• Stored rows:
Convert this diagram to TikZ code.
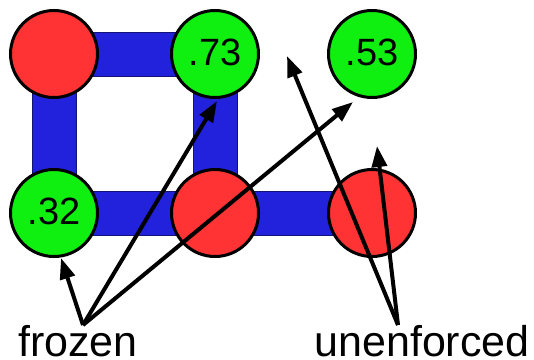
\documentclass[tikz,border=0pt]{standalone}
\usepackage{fontspec}
\setmainfont{Liberation Sans}
\usetikzlibrary{arrows.meta,backgrounds}
\definecolor{nodered}{RGB}{255,51,51}
\definecolor{nodegreen}{RGB}{16,240,16}
\definecolor{barblue}{RGB}{34,34,221}
\definecolor{bardark}{RGB}{20,20,120}
\tikzset{
  site/.style={circle, draw=black, line width=3pt, minimum size=87pt, inner sep=0pt,
               text depth=4pt, font=\fontsize{38}{38}\selectfont},
  hot/.style={site, fill=nodered},
  cool/.style={site, fill=nodegreen},
  bar/.style={line width=1pt, draw=bardark, double=barblue, double distance=43pt},
  pointer/.style={line width=4pt, -{Triangle[length=21pt,width=15pt]}},
  caption/.style={font=\fontsize{43}{43}\selectfont, anchor=base, inner sep=0pt, text depth=0pt}
}
\begin{document}
\begin{tikzpicture}[x=1pt,y=-1pt]
  \useasboundingbox (0,0) rectangle (534,359);
  % lattice sites
  \node[hot]  (tl) at (54,54) {};
  \node[cool] (tm) at (215,54) {.73};
  \node[cool] (tr) at (372,54) {.53};
  \node[cool] (bl) at (54,213) {.32};
  \node[hot]  (bm) at (215,213) {};
  \node[hot]  (br) at (372,213) {};
  % bonds between sites
  \begin{scope}[on background layer]
    \draw[bar] (tl.center) -- (tm.center);
    \draw[bar] (tl.center) -- (bl.center);
    \draw[bar] (tm.center) -- (bm.center);
    \draw[bar] (bl.center) -- (bm.center);
    \draw[bar] (bm.center) -- (br.center);
  \end{scope}
  % labels
  \node[caption] (frozen) at (78,356) {frozen};
  \node[caption] (unenf) at (422,356) {unenforced};
  \coordinate (fz) at (83,325);
  \coordinate (ue) at (398,325);
  \coordinate (free1) at (287,56);
  \coordinate (free2) at (377,146);
  % pointers
  \draw[pointer] (fz) -- (bl.south -| 61,0) ;
  \draw[pointer] (fz) -- (217,101);
  \draw[pointer] (fz) -- (353,102);
  \draw[pointer] (ue) -- (free1);
  \draw[pointer] (ue) -- (free2);
\end{tikzpicture}
\end{document}
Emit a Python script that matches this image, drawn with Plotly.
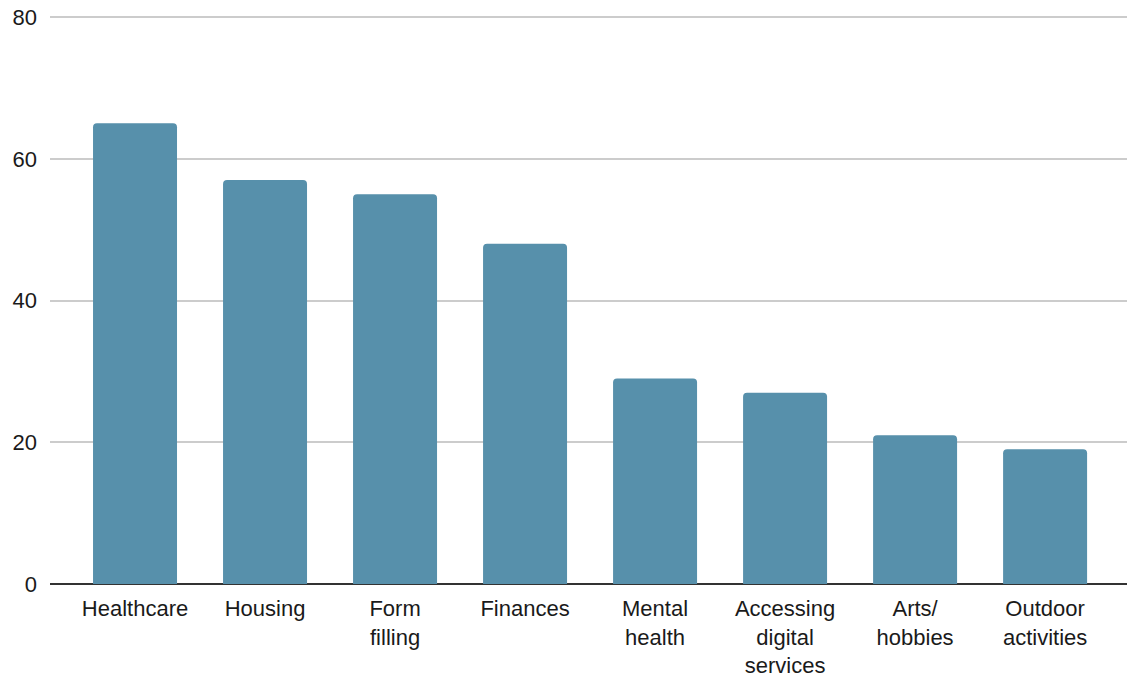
import plotly.graph_objects as go

categories = ["Healthcare", "Housing", "Form<br>filling", "Finances", "Mental<br>health",
              "Accessing<br>digital<br>services", "Arts/<br>hobbies", "Outdoor<br>activities"]
values = [65, 57, 55, 48, 29, 27, 21, 19]

fig = go.Figure(go.Bar(
    x=list(range(len(categories))), y=values,
    marker=dict(color="#5790ab", cornerradius=4, line=dict(width=0)),
    width=0.646,
))

fig.update_layout(
    width=1127, height=679,
    margin=dict(l=50, r=0, t=16, b=95),
    paper_bgcolor="white", plot_bgcolor="white",
    font=dict(family="Liberation Sans, Arial", size=22, color="#1a1a1a"),
    showlegend=False,
    xaxis=dict(
        range=[-0.654, 7.63], automargin=False,
        tickmode="array", tickvals=list(range(len(categories))), ticktext=categories,
        showgrid=False, zeroline=False, showline=False, ticks="", ticklabelstandoff=9,
    ),
    yaxis=dict(
        range=[0, 80.15], tickvals=[0, 20, 40, 60, 80], automargin=False,
        showgrid=True, gridcolor="#cccccc", gridwidth=1.5,
        zeroline=True, zerolinecolor="#333333", zerolinewidth=2,
        showline=False, ticks="", ticklabelstandoff=12,
    ),
)

fig.write_html("out.html")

• Given exercise: Show the lines that mention the word "this".

• Exercise solution:
Convert this diagram to TikZ code.
Emit a Python script that matches this image, drawn with Plotly.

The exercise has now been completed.